Showtime encourages the show's experimentation, he says. "And for us to be as truthful as possible with the characters." Which is possibly one of the reasons there is nothing soap-like in a show that deals with life's eternal basics: births, marriages and divorces. This third season effortlessly segues from the second, with Frankie and Lewis confronting a distressing twist of fate as they move into their new family home, and Julia and Charlie contemplating relocating themselves to a provocative location.

The acting is enthralling. Usually actors in local drama are left in a state of anarchy by lack of direction, fending for themselves to survive.

But this ensemble cast works with an acute control over the shape of every line and movement.

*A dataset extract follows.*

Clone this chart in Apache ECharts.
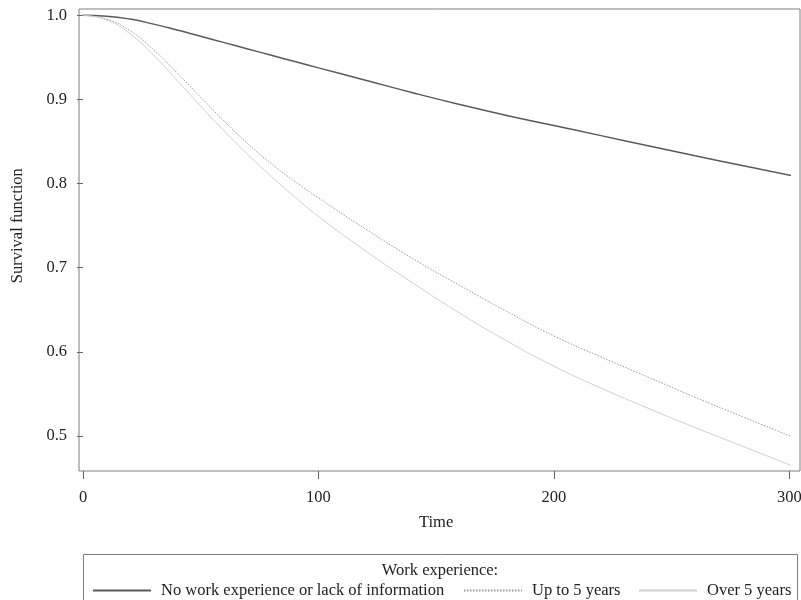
<!DOCTYPE html>
<html><head><meta charset="utf-8">
<script src="https://cdn.jsdelivr.net/npm/echarts@6/dist/echarts.min.js"></script>
<style>html,body{margin:0;padding:0;background:#fff}#c{width:801px;height:600px}</style>
</head><body><div id="c"></div>
<script>
const seriesNames = ["No work experience or lack of information", "Up to 5 years", "Over 5 years"];
const time = [0,10,20,30,40,50,60,70,80,90,100,120,140,160,180,200,220,240,260,280,303.5];
const survNone = [1.0,0.999,0.9955,0.9895,0.9825,0.975,0.9675,0.960,0.9525,0.945,0.9375,0.9228,0.908,0.894,0.881,0.869,0.857,0.845,0.833,0.8215,0.808];
const survUp5 = [1.0,0.9955,0.9815,0.959,0.9315,0.9025,0.874,0.8475,0.8235,0.8025,0.783,0.746,0.711,0.679,0.648,0.619,0.594,0.570,0.546,0.523,0.4965];
const survOver5 = [1.0,0.9945,0.978,0.9525,0.9225,0.892,0.8625,0.8345,0.8085,0.784,0.761,0.720,0.682,0.646,0.613,0.583,0.557,0.533,0.510,0.488,0.462];
const xTicks = [0,100,200,300];
const yTicks = [0.5,0.6,0.7,0.8,0.9,1.0];

const pairs = (t, v) => t.map((x, i) => [x, v[i]]);
const font = "'Liberation Serif', 'DejaVu Serif', serif";
const chart = echarts.init(document.getElementById('c'), null, {renderer: 'canvas'});
const lineSeries = (name, t, v, color, width, type) => ({
  name, type: 'line', xAxisIndex: 0, yAxisIndex: 0, data: pairs(t, v),
  symbol: 'none', smooth: 0.5, clip: false, silent: true,
  lineStyle: {color, width, type}, itemStyle: {color}
});
const legendBase = (name, left) => ({
  data: [name], left, top: 582, itemWidth: 58, itemHeight: 10,
  padding: 0, selectedMode: false, itemStyle: {opacity: 0},
  textStyle: {fontFamily: font, fontSize: 16.5, color: '#222', padding: [0,0,0,5]}
});
chart.setOption({
  animation: false,
  backgroundColor: '#fff',
  grid: [
    {left: 83, right: 11.7, top: 15.3, bottom: 164, outerBoundsMode: 'none'},
    {left: 79, right: 1, top: 9, bottom: 129, show: true, borderColor: '#7f7f7f', borderWidth: 1, backgroundColor: 'transparent', outerBoundsMode: 'none'}
  ],
  xAxis: [
    {type: 'value', gridIndex: 0, min: xTicks[0], max: xTicks[xTicks.length-1], interval: 100, offset: 35,
     name: 'Time', nameLocation: 'middle', nameGap: 43,
     nameTextStyle: {fontFamily: font, fontSize: 16.5, color: '#222'},
     axisLine: {show: false}, axisTick: {show: true, length: 8, lineStyle: {color: '#666'}},
     axisLabel: {fontFamily: font, fontSize: 16.5, color: '#222', margin: 18},
     splitLine: {show: false}},
    {type: 'value', gridIndex: 1, show: false, min: 0, max: 1}
  ],
  yAxis: [
    {type: 'value', gridIndex: 0, min: yTicks[0], max: yTicks[yTicks.length-1], interval: 0.1, offset: 4,
     name: 'Survival function', nameLocation: 'middle', nameGap: 53,
     nameTextStyle: {fontFamily: font, fontSize: 16.5, color: '#222'},
     axisLine: {show: false}, axisTick: {show: true, length: 6, lineStyle: {color: '#666'}},
     axisLabel: {fontFamily: font, fontSize: 16.5, color: '#222', margin: 12, formatter: v => v.toFixed(1)},
     splitLine: {show: false}},
    {type: 'value', gridIndex: 1, show: false, min: 0, max: 1}
  ],
  legend: [
    legendBase(seriesNames[0], 92),
    legendBase(seriesNames[1], 463),
    legendBase(seriesNames[2], 638)
  ],
  graphic: [
    {type: 'rect', shape: {x: 83.5, y: 554.5, width: 714, height: 60}, style: {fill: 'none', stroke: '#7f7f7f', lineWidth: 1}, silent: true},
    {type: 'text', x: 440, y: 571, style: {text: 'Work experience:', font: "16.5px 'Liberation Serif', serif", fill: '#222', textAlign: 'center', textVerticalAlign: 'middle'}, silent: true}
  ],
  series: [
    lineSeries(seriesNames[0], time, survNone, '#5a5a5a', 1.5, 'solid'),
    lineSeries(seriesNames[1], time, survUp5, '#9a9a9a', 1, [1.5, 1.5]),
    lineSeries(seriesNames[2], time, survOver5, '#cfcfcf', 1, 'solid')
  ]
});
</script></body></html>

Karvan's Frankie is so beguiling to watch, you sense she is effortlessly inducing aspects of herself in a manner you rarely see on local TV.

And Mendelsohn is at the top of his form, eerily reminiscent of the great John Hargreaves: the same self-deprecating irony, the heaving Adam's apple and easy blush, the insouciance, candour and charm.

Proud of his actors, Edwards, like all producers, is doggedly fatalistic. He believes this is an unsettling period in local drama when no one wants to be seen to be too brave. "You can look like a smart arse," he mutters. "And Australians don't like smart arses." Then he laughs loudly. "To survive you just have to keep moving around and reinventing." Just like the characters in Love My Way.

Love My Way screens on Foxtel's pay-TV channel Showtime, on Mondays at 8.30pm.